38-hour practicum: Practical work on topics such as spectroscopy, basic laboratory good practice – titrations, electrochemistry, atomic emission spectroscopy and chromatography



 

 

 

Methods of Teaching / Learning

The learning and teaching strategy is designed to:



Introduce to the student to the fundamentals of the analytical techniques during the lectures. These would include the physical-chemical principles as well as design and operation of instrumental analytical techniques.


Discover hands-on the main aspects of the practical application of the techniques; which include sample preparation, operation and calibration of the instruments, validation by means of the quality controls and the analysis of unknown samples. The students have the opportunity to see and operate by themselves the equipment and methods described during the lectures.


Encourage the development of their critical assessment and self-evaluation skills by describing the main sources of error during the development of the practical experiments. They are encouraged to discover alternative techniques or methods that solve some of the problems encountered during the analyses. This will familiarise the students with the search of scientific literature and will promote the development of independent and critical thinking.


Understand and apply common calculations; at the end of the practical sessions the students should provide the results of their calibration, validation and analysis, which will allow the students to understand and apply common calculations and determination of analytical figures of merit. This is reinforced with the tutorial sessions during which the students have an opportunity to revise in small groups the calculations and discuss the application of the different approaches to the resolution of analytical problems.



 

The learning and teaching methods include:

Combination of lectures (25 hours), practical sessions (42 hours) and tutorials (4 hours)

Assessment Strategy

The assessment strategy is designed to provide students with the opportunity to demonstrate:


Their understanding of fundamental principles of basic analytical techniques.
Their know-how of the chemical analysis practise.
Their competence to perform fundamental calculations.
Their capacity for independent/critical thinking by means of evaluation of their own results.

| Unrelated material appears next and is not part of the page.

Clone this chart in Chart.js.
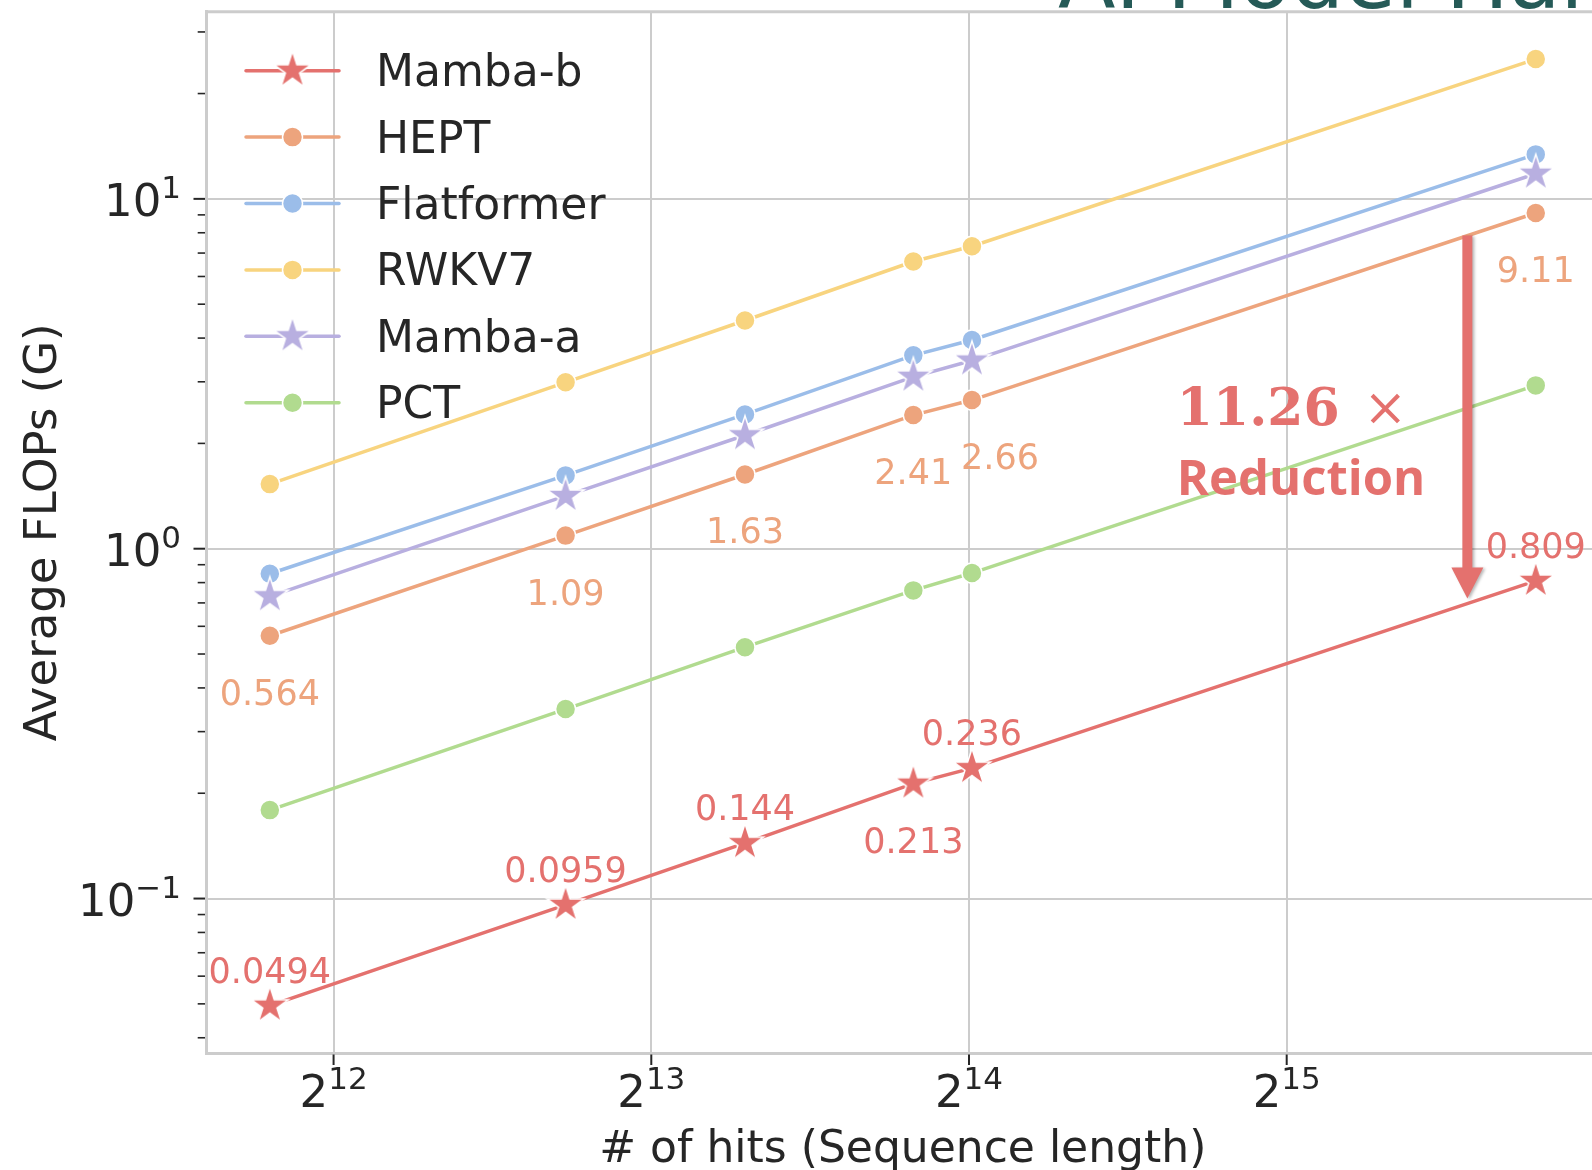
<!DOCTYPE html>
<html>
<head>
<meta charset="utf-8">
<title>Average FLOPs vs. sequence length</title>
<script src="https://cdn.jsdelivr.net/npm/chart.js@4.4.1/dist/chart.umd.min.js"></script>
<style>
  html, body { margin: 0; padding: 0; background: #ffffff; overflow: hidden; }
  #wrap { position: relative; width: 1700px; height: 1170px; }
</style>
</head>
<body>
<div id="wrap"><canvas id="chart"></canvas></div>
<script>
// ---- data ----
const HITS = [3564, 6795, 10050, 14510, 16490, 56420];          // # of hits per bucket
const MAMBA_B    = [0.0494, 0.0959, 0.144, 0.213, 0.236, 0.809];
const HEPT       = [0.564, 1.09, 1.63, 2.41, 2.66, 9.11];
const FLATFORMER = [0.848, 1.62, 2.42, 3.57, 3.95, 13.4];
const RWKV7      = [1.53, 2.99, 4.49, 6.62, 7.32, 25.1];
const MAMBA_A    = [0.731, 1.415, 2.11, 3.10, 3.45, 11.8];
const PCT        = [0.179, 0.348, 0.523, 0.760, 0.852, 2.93];
const SERIES_NAMES = ['Mamba-b', 'HEPT', 'Flatformer', 'RWKV7', 'Mamba-a', 'PCT'];

const X_TICK_EXPONENTS = [12, 13, 14, 15];        // 2^12 .. 2^15
const Y_TICK_EXPONENTS = [-1, 0, 1];              // 10^-1 .. 10^1
const REDUCTION_TEXT = '11.26';
const REDUCTION_WORD = 'Reduction';

// ---- styling ----
const COLORS = {
  'Mamba-b': '#e4716e',
  'HEPT': '#eda47d',
  'Flatformer': '#9bbde9',
  'RWKV7': '#f8d47f',
  'Mamba-a': '#b8afe0',
  'PCT': '#b1db8f'
};
const MARKERS = { 'Mamba-b': 'star', 'HEPT': 'circle', 'Flatformer': 'circle', 'RWKV7': 'circle', 'Mamba-a': 'star', 'PCT': 'circle' };
const FONT = '"DejaVu Sans", sans-serif';
const INK = '#262626';
const GRID = '#cccccc';
const DOT_R = 10;

// value-label placement for the two annotated series
const LABEL_LAYOUT = {
  'Mamba-b': { side: ['above', 'above', 'above', 'below', 'above', 'above'], dx: [0, 0, 0, 0, 0, 0] },
  'HEPT':    { side: ['below', 'below', 'below', 'below', 'below', 'below'], dx: [0, 0, 0, 0, 28, 0] }
};

// reduction arrow (data coordinates) and its caption
const ARROW = { x: 48600, from: 7.86, to: 0.72 };
const CAPTION = { x: 25950, y1: 2.25, y2: 1.42 };

const X_MIN = Math.pow(2, 11.6), X_MAX = Math.pow(2, 15.983);
const Y_MIN = Math.pow(10, -1.4415), Y_MAX = Math.pow(10, 1.535);

// filled five-point star marker with a thin white edge
function starImage(color, R) {
  const s = 2 * Math.ceil(R + 3);
  const c = document.createElement('canvas');
  c.width = s; c.height = s;
  const g = c.getContext('2d');
  const cx = s / 2, cy = s / 2, r = R * 0.381966;
  g.beginPath();
  for (let k = 0; k < 10; k++) {
    const rad = (k % 2) ? r : R;
    const a = -Math.PI / 2 + k * Math.PI / 5;
    const px = cx + rad * Math.cos(a), py = cy + rad * Math.sin(a);
    if (k) g.lineTo(px, py); else g.moveTo(px, py);
  }
  g.closePath();
  g.fillStyle = color;
  g.fill();
  g.lineWidth = 1.5;
  g.strokeStyle = '#ffffff';
  g.stroke();
  return c;
}

const STAR_R = 19.5;
const stars = {};
SERIES_NAMES.forEach(n => { if (MARKERS[n] === 'star') stars[n] = starImage(COLORS[n], STAR_R); });

const SERIES_VALUES = [MAMBA_B, HEPT, FLATFORMER, RWKV7, MAMBA_A, PCT];

const datasets = SERIES_NAMES.map((name, i) => ({
  label: name,
  data: HITS.map((x, j) => ({ x: x, y: SERIES_VALUES[i][j] })),
  borderColor: COLORS[name],
  backgroundColor: COLORS[name],
  borderWidth: 3.5,
  pointStyle: MARKERS[name] === 'star' ? stars[name] : 'circle',
  pointRadius: DOT_R,
  pointBorderColor: '#ffffff',
  pointBorderWidth: 1.5,
  pointBackgroundColor: COLORS[name],
  tension: 0,
  order: -i,
  clip: false
}));

// "10" + superscript style tick text
function mathLabel(ctx, base, sup, x, y, align) {
  ctx.font = '45px ' + FONT;
  const wb = ctx.measureText(base).width;
  ctx.font = '31px ' + FONT;
  const ws = ctx.measureText(sup).width;
  const x0 = align === 'right' ? x - wb - ws : x - (wb + ws) / 2;
  ctx.textAlign = 'left';
  ctx.textBaseline = 'alphabetic';
  ctx.fillStyle = INK;
  ctx.font = '45px ' + FONT;
  ctx.fillText(base, x0, y);
  ctx.font = '31px ' + FONT;
  ctx.fillText(sup, x0 + wb, y - 18.5);
}

const axesDecor = {
  id: 'axesDecor',
  afterDraw(chart) {
    const ctx = chart.ctx;
    const area = chart.chartArea;
    const xs = chart.scales.x, ys = chart.scales.y;
    ctx.save();

    // top spine
    ctx.strokeStyle = GRID;
    ctx.lineWidth = 3;
    ctx.beginPath();
    ctx.moveTo(area.left - 1.5, area.top);
    ctx.lineTo(area.right + 1.5, area.top);
    ctx.stroke();

    // tick marks
    ctx.strokeStyle = INK;
    X_TICK_EXPONENTS.forEach(e => {
      const px = xs.getPixelForValue(Math.pow(2, e));
      ctx.lineWidth = 2;
      ctx.beginPath();
      ctx.moveTo(px, area.bottom + 1.5);
      ctx.lineTo(px, area.bottom + 12);
      ctx.stroke();
    });
    for (let k = -2; k <= 1; k++) {
      for (let m = 1; m <= 9; m++) {
        const v = m * Math.pow(10, k);
        if (v < Y_MIN || v > Y_MAX) continue;
        const py = ys.getPixelForValue(v);
        const major = (m === 1);
        ctx.lineWidth = major ? 2 : 1.6;
        ctx.beginPath();
        ctx.moveTo(area.left - 1.5, py);
        ctx.lineTo(area.left - (major ? 13 : 8.8), py);
        ctx.stroke();
      }
    }

    // tick labels
    X_TICK_EXPONENTS.forEach(e => {
      const px = xs.getPixelForValue(Math.pow(2, e));
      mathLabel(ctx, '2', String(e), px, area.bottom + 54.3, 'center');
    });
    Y_TICK_EXPONENTS.forEach(e => {
      const py = ys.getPixelForValue(Math.pow(10, e));
      mathLabel(ctx, '10', e < 0 ? '\u2212' + String(-e) : String(e), area.left - 25.5, py + 17.5, 'right');
    });

    // axis titles
    ctx.fillStyle = INK;
    ctx.font = '44px ' + FONT;
    ctx.textAlign = 'center';
    ctx.textBaseline = 'alphabetic';
    ctx.fillText('# of hits (Sequence length)', (area.left + area.right) / 2, 1162);
    ctx.save();
    ctx.translate(44, (area.top + area.bottom) / 2);
    ctx.rotate(-Math.PI / 2);
    ctx.textBaseline = 'middle';
    ctx.font = '45px ' + FONT;
    ctx.fillText('Average FLOPs (G)', 0, 0);
    ctx.restore();

    // legend: line + marker + name
    const lx0 = 246, lx1 = 339, mx = 292.5, tx = 376, y0 = 70.7, dy = 66.4;
    SERIES_NAMES.forEach((name, i) => {
      const y = y0 + i * dy;
      ctx.strokeStyle = COLORS[name];
      ctx.lineWidth = 3.5;
      ctx.lineCap = 'round';
      ctx.beginPath();
      ctx.moveTo(lx0, y);
      ctx.lineTo(lx1, y);
      ctx.stroke();
      if (MARKERS[name] === 'star') {
        const img = stars[name];
        ctx.drawImage(img, mx - img.width / 2, y - img.height / 2);
      } else {
        ctx.beginPath();
        ctx.arc(mx, y, DOT_R, 0, Math.PI * 2);
        ctx.fillStyle = COLORS[name];
        ctx.fill();
        ctx.lineWidth = 1.5;
        ctx.strokeStyle = '#ffffff';
        ctx.stroke();
      }
      ctx.fillStyle = INK;
      ctx.font = '44px ' + FONT;
      ctx.textAlign = 'left';
      ctx.textBaseline = 'alphabetic';
      ctx.fillText(name, tx, y + 15.5);
    });

    // banner text running off the top edge
    ctx.fillStyle = '#255a57';
    ctx.font = '84px ' + FONT;
    ctx.textAlign = 'left';
    ctx.textBaseline = 'alphabetic';
    ctx.fillText('AI Model Hardware', 1058, 8);

    ctx.restore();
  },
  afterDatasetsDraw(chart) {
    const ctx = chart.ctx;
    const xs = chart.scales.x, ys = chart.scales.y;
    ctx.save();

    // value labels
    ctx.font = '35px ' + FONT;
    ctx.textAlign = 'center';
    ctx.textBaseline = 'alphabetic';
    Object.keys(LABEL_LAYOUT).forEach(name => {
      const idx = SERIES_NAMES.indexOf(name);
      const meta = chart.getDatasetMeta(idx);
      const lay = LABEL_LAYOUT[name];
      ctx.fillStyle = COLORS[name];
      meta.data.forEach((pt, j) => {
        const y = lay.side[j] === 'above' ? pt.y - 23 : pt.y + 69;
        ctx.fillText(String(SERIES_VALUES[idx][j]), pt.x + lay.dx[j], y);
      });
    });

    // reduction arrow
    const red = COLORS['Mamba-b'];
    const ax = xs.getPixelForValue(ARROW.x);
    const ay0 = ys.getPixelForValue(ARROW.from);
    const ay1 = ys.getPixelForValue(ARROW.to);
    const headL = 31, headW = 32, shaftW = 10;
    ctx.save();
    ctx.shadowColor = 'rgba(0,0,0,0.28)';
    ctx.shadowOffsetX = 2;
    ctx.shadowOffsetY = 1;
    ctx.shadowBlur = 3;
    ctx.fillStyle = red;
    ctx.beginPath();
    ctx.moveTo(ax - shaftW / 2, ay0);
    ctx.lineTo(ax + shaftW / 2, ay0);
    ctx.lineTo(ax + shaftW / 2, ay1 - headL);
    ctx.lineTo(ax + headW / 2, ay1 - headL);
    ctx.lineTo(ax, ay1);
    ctx.lineTo(ax - headW / 2, ay1 - headL);
    ctx.lineTo(ax - shaftW / 2, ay1 - headL);
    ctx.closePath();
    ctx.fill();
    ctx.restore();

    // caption
    const cx = xs.getPixelForValue(CAPTION.x);
    const cy1 = ys.getPixelForValue(CAPTION.y1);
    const cy2 = ys.getPixelForValue(CAPTION.y2);
    ctx.fillStyle = red;
    ctx.textAlign = 'left';
    ctx.font = 'bold 52px "DejaVu Serif", serif';
    ctx.fillText(REDUCTION_TEXT, cx - 3, cy1);
    const w = ctx.measureText(REDUCTION_TEXT).width;
    ctx.font = '52px "DejaVu Serif", serif';
    ctx.fillText('\u00d7', cx - 3 + w + 24, cy1);
    ctx.font = 'bold 49px "Open Sans", sans-serif';
    ctx.fillText(REDUCTION_WORD, cx - 3, cy2);

    ctx.restore();
  }
};

new Chart(document.getElementById('chart'), {
  type: 'line',
  data: { datasets: datasets },
  options: {
    responsive: true,
    maintainAspectRatio: false,
    animation: false,
    events: [],
    layout: { padding: { left: 206.5, right: 101, top: 11.7, bottom: 117 } },
    plugins: { legend: { display: false }, tooltip: { enabled: false } },
    scales: {
      x: {
        type: 'logarithmic',
        min: X_MIN,
        max: X_MAX,
        afterBuildTicks: s => { s.ticks = X_TICK_EXPONENTS.map(e => ({ value: Math.pow(2, e) })); },
        ticks: { display: false },
        grid: { color: GRID, lineWidth: 2, drawTicks: false },
        border: { display: true, color: GRID, width: 3 }
      },
      y: {
        type: 'logarithmic',
        min: Y_MIN,
        max: Y_MAX,
        afterBuildTicks: s => { s.ticks = Y_TICK_EXPONENTS.map(e => ({ value: Math.pow(10, e) })); },
        ticks: { display: false },
        grid: { color: GRID, lineWidth: 2, drawTicks: false },
        border: { display: true, color: GRID, width: 3 }
      }
    }
  },
  plugins: [axesDecor]
});
</script>
</body>
</html>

Thus, the summative assessment for this module consists of:


Evaluation of practical reports (40%)
Assessment of tutorial (10%)
Short Answer Test (exam) - 1.5 hours (50%)


Formative assessment

The first practical reports and tutorial sessions are assesssed in order to provide feedback to the students, to help them understand the requirements for each piece of course-work and tackle any problems and the need of additional support/reinforcement to complete succesfully the module.

Feedback

General feedback on the results and performance of the practical sessions is provided to all the students during the 50-min lectures prior the laboratory sessions; these pre-lab classes deal common mistakes (conceptual, practical or numerical), health & safety issues and reinforcing good practices.

All the students receive individual written feedback for their practical reports and tutorial and they have the chance to ask directly to the marker/facilitator. The assessment and feedback is carried out in a continuous way, therefore each of the students have feedback regarding their performance for the previous tutorial or practical session before they must submit the next piece of work. This allows the student to continuously improve, increasing their chances of success and building up their competence and confidence levels along the whole duration of the module.

Reading list

Reading list for INTRODUCTION TO ANALYTICAL CHEMISTRY : http://aspire.surrey.ac.uk/modules/che1030

Please note that the information detailed within this record is accurate at the time of publishing and may be subject to change. This record contains information for the most up to date version of the programme / module for the 2017/8 academic year.